Ermenice elyazması kitapların imhasında en büyük dalgaysa soykırım yıllarında yükseldi. Batı Ermenistan kültürel merkezlerindeki yıkımda binlerce el yazması kitap imha edildi. Bu süreçte Van’da bulunan Ktuts Manastırı’ndaki 500 el yazmasından sadece 200’ü kurtarılabildi. Soykırımdan sağ kurtulanlar tarafından taşınan kitaplar uzun yıllar dünyanın dört bir yanına dağılsa da, eserlerin büyük bölümü Ermeni alfabesini yaratan Aziz Mesrop Maştots'un ismini taşıyan, Maştots Matenadaran Enstitüsü’nün kurulmasıyla bir araya geldi. 1915 sonrasında Moskova’ya taşınarak kurtarılan 4 bin 60 el yazmasının da yer aldığı müzede bugün 17 bin civarında eser bulunuyor.

‘Orta Çağdan kalan el yazmaları yok edildi’

1915’te yok edilen eserler, soykırımla ilgili tanıklıklarda da yer buldu. 1915’in Arap tanıklarından olan, bir dönem Osmanlı bürokrasisi içinde de yer alan Fayez El Hüseyin soykırımın kültürel boyutunu aktarıyordu: “Ermeni katliamlarından sonra, hükümet özel bir komite kurarak boşalan köylerin satılma işlemlerine başladılar.

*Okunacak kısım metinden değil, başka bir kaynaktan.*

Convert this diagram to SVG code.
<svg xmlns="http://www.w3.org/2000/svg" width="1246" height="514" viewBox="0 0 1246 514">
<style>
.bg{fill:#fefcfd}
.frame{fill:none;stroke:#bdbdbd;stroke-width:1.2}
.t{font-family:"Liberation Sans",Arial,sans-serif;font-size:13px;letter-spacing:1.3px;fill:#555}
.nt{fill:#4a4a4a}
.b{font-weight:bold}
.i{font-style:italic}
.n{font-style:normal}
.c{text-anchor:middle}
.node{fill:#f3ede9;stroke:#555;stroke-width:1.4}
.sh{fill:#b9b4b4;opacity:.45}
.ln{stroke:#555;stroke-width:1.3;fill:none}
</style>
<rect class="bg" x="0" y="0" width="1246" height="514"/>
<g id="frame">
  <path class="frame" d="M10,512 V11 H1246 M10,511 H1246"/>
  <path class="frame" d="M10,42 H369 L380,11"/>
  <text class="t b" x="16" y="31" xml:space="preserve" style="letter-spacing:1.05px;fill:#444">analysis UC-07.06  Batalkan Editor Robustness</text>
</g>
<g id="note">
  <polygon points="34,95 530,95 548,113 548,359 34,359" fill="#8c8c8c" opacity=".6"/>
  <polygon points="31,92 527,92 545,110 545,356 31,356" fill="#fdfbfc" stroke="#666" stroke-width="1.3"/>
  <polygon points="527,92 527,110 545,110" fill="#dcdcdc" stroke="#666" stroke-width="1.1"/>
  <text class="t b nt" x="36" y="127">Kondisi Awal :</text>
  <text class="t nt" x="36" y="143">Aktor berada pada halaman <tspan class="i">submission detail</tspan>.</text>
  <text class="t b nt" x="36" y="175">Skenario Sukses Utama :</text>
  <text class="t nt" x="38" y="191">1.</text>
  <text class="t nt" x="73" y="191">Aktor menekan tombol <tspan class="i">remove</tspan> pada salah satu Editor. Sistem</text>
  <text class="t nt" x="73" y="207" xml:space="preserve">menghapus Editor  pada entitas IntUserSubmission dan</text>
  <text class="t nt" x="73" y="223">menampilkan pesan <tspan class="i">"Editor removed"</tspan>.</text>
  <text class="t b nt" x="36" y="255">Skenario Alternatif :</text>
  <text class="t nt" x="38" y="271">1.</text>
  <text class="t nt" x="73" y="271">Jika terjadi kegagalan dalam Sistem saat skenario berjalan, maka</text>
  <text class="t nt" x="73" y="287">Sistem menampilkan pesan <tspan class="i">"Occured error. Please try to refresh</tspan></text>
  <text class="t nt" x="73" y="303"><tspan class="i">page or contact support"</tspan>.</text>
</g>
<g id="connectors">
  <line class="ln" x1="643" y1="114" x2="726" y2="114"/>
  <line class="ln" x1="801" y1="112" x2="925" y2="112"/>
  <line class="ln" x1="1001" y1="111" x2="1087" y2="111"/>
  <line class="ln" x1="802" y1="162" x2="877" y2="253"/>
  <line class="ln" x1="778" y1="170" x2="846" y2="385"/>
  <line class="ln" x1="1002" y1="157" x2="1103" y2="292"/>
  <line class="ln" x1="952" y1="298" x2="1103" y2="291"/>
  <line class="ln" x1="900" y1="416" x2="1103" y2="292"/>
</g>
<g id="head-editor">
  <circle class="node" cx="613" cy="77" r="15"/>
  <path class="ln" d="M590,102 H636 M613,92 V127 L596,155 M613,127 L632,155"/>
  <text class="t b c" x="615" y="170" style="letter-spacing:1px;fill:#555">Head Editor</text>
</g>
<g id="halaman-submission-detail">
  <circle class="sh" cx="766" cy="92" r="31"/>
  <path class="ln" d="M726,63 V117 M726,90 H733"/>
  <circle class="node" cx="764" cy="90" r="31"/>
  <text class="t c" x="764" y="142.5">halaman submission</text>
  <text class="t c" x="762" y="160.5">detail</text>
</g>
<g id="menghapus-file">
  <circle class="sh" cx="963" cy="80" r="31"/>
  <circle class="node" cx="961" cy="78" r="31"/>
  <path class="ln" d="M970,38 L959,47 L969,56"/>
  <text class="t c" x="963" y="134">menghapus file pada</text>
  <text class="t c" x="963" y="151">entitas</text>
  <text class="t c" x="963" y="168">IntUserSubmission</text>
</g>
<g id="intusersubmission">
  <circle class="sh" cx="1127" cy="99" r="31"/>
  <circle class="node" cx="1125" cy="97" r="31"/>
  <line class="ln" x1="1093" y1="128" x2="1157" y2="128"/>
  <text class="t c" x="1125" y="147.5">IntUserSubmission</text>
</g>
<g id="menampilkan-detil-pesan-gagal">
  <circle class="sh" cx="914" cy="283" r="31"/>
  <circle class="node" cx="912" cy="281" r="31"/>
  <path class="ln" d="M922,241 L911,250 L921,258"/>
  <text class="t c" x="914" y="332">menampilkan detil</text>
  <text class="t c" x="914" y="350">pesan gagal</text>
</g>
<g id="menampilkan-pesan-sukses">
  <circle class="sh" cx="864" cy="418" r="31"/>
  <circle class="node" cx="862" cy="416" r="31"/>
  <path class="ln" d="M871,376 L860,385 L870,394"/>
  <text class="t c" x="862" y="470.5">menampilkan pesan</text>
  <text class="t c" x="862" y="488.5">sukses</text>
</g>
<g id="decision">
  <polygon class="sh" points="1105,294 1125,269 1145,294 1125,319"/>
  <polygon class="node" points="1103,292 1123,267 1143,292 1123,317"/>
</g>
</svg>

Ermenilerin kültürel zenginlikleri hiç pahasına satılıyordu. Bir kere kiliseye gittiğimde bu satışların nasıl yapıldığına şahit oldum. Ermenilerin okullarının kapıları kilitli, artık Ermenice ders kitaplarını Türkler pazarda peynir, hurma, çekirdek sarmak için kullanıyorlar.”

Kültürel soykırım Ermeni Soykırım Müzesi’nde de özel bir başlıkta yer alıyor: “Birçok kanıt Jön Türklerin Ermenileri sadece kitlesel ortadan kaldırmanın dışında onların kültürel ve milli değerlerini de yok etmek için planlı faaliyetlerde bulunduklarını göstermektedir. Jön Türkler Ermeni kültüründe kilisenin ve inancın ne denli büyük bir önemi olduğunu çok iyi bilerek, bilinçli olarak Ermeni din adamların öldürmüş, Orta Çağ’dan kalan el yazmalarını yok etmiş ve kilisenin mal varlığını talan etmiştir.”

Hukukçu Rafael Lemkin yaratıcısı olduğu “soykırım” kelimesiyle sadece bir milletin ya da etnisitenin yok edilmesinin değil aynı zamanda onun kültürel ve milli değerlerinin ortadan kaldırılması olarak nitelese de 1948’de BM tarafından kabul edilen soykırım konvansiyonunda “milli-kültürel soykırım” kavramı yer almıyor.